## [WHAT YOU NEED TO DO]
Write out the data below in full, unchanged, minus the images.
%%
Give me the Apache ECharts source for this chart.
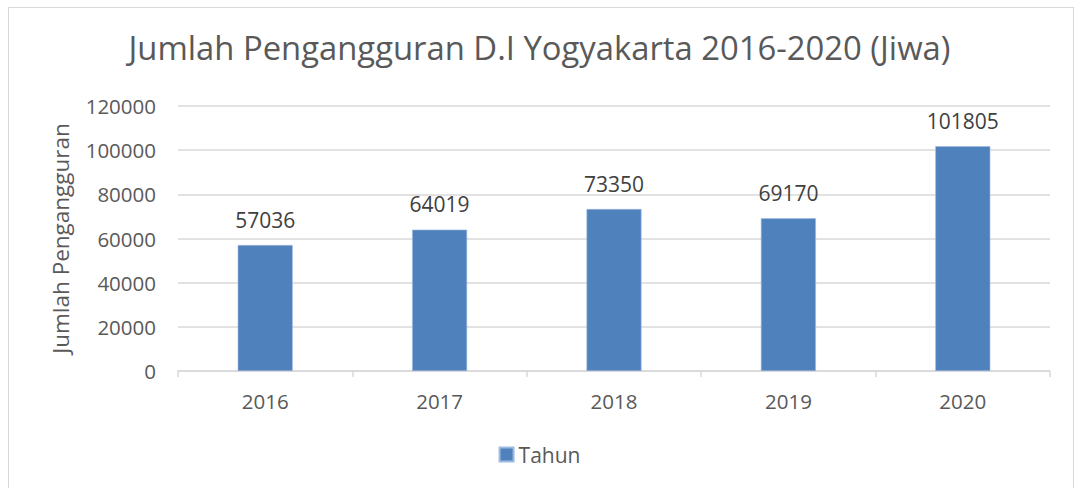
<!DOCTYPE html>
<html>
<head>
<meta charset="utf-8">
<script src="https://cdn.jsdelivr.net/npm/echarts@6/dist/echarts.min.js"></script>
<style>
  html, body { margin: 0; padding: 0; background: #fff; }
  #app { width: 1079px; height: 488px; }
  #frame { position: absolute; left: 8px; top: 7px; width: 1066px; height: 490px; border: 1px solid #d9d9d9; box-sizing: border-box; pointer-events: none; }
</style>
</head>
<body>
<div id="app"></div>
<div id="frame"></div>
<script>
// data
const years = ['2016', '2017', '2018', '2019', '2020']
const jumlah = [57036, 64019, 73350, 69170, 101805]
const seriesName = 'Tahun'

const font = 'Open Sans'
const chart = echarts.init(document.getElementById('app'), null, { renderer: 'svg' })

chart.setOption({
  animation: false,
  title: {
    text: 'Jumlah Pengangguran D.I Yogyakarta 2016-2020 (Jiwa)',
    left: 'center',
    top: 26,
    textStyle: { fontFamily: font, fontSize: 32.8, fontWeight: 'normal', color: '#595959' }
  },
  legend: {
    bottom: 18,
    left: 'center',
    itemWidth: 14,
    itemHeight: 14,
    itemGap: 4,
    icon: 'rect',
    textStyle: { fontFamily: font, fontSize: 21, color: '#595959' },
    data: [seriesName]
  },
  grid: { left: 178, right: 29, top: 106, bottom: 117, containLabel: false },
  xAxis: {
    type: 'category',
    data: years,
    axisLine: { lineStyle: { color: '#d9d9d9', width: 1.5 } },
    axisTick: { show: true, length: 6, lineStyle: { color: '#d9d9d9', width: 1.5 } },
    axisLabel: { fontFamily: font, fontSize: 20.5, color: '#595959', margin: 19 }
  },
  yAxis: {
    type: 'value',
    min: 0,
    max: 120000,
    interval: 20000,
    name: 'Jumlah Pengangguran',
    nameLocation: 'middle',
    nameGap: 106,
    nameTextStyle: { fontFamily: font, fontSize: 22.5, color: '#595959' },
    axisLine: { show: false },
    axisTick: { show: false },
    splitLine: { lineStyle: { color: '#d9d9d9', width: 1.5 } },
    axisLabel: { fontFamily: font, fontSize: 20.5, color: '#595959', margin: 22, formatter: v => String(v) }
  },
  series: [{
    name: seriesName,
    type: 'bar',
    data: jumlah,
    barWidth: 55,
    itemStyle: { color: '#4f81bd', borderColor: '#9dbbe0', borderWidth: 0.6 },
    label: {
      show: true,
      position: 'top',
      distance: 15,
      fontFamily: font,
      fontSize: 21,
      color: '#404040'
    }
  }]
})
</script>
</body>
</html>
%%
## [SOLUTION FOR THIS TASK]
Give me the Apache ECharts source for this chart.
<!DOCTYPE html>
<html>
<head>
<meta charset="utf-8">
<script src="https://cdn.jsdelivr.net/npm/echarts@6/dist/echarts.min.js"></script>
<style>
  html, body { margin: 0; padding: 0; background: #fff; }
  #app { width: 1079px; height: 488px; }
  #frame { position: absolute; left: 8px; top: 7px; width: 1066px; height: 490px; border: 1px solid #d9d9d9; box-sizing: border-box; pointer-events: none; }
</style>
</head>
<body>
<div id="app"></div>
<div id="frame"></div>
<script>
// data
const years = ['2016', '2017', '2018', '2019', '2020']
const jumlah = [57036, 64019, 73350, 69170, 101805]
const seriesName = 'Tahun'

const font = 'Open Sans'
const chart = echarts.init(document.getElementById('app'), null, { renderer: 'svg' })

chart.setOption({
  animation: false,
  title: {
    text: 'Jumlah Pengangguran D.I Yogyakarta 2016-2020 (Jiwa)',
    left: 'center',
    top: 26,
    textStyle: { fontFamily: font, fontSize: 32.8, fontWeight: 'normal', color: '#595959' }
  },
  legend: {
    bottom: 18,
    left: 'center',
    itemWidth: 14,
    itemHeight: 14,
    itemGap: 4,
    icon: 'rect',
    textStyle: { fontFamily: font, fontSize: 21, color: '#595959' },
    data: [seriesName]
  },
  grid: { left: 178, right: 29, top: 106, bottom: 117, containLabel: false },
  xAxis: {
    type: 'category',
    data: years,
    axisLine: { lineStyle: { color: '#d9d9d9', width: 1.5 } },
    axisTick: { show: true, length: 6, lineStyle: { color: '#d9d9d9', width: 1.5 } },
    axisLabel: { fontFamily: font, fontSize: 20.5, color: '#595959', margin: 19 }
  },
  yAxis: {
    type: 'value',
    min: 0,
    max: 120000,
    interval: 20000,
    name: 'Jumlah Pengangguran',
    nameLocation: 'middle',
    nameGap: 106,
    nameTextStyle: { fontFamily: font, fontSize: 22.5, color: '#595959' },
    axisLine: { show: false },
    axisTick: { show: false },
    splitLine: { lineStyle: { color: '#d9d9d9', width: 1.5 } },
    axisLabel: { fontFamily: font, fontSize: 20.5, color: '#595959', margin: 22, formatter: v => String(v) }
  },
  series: [{
    name: seriesName,
    type: 'bar',
    data: jumlah,
    barWidth: 55,
    itemStyle: { color: '#4f81bd', borderColor: '#9dbbe0', borderWidth: 0.6 },
    label: {
      show: true,
      position: 'top',
      distance: 15,
      fontFamily: font,
      fontSize: 21,
      color: '#404040'
    }
  }]
})
</script>
</body>
</html>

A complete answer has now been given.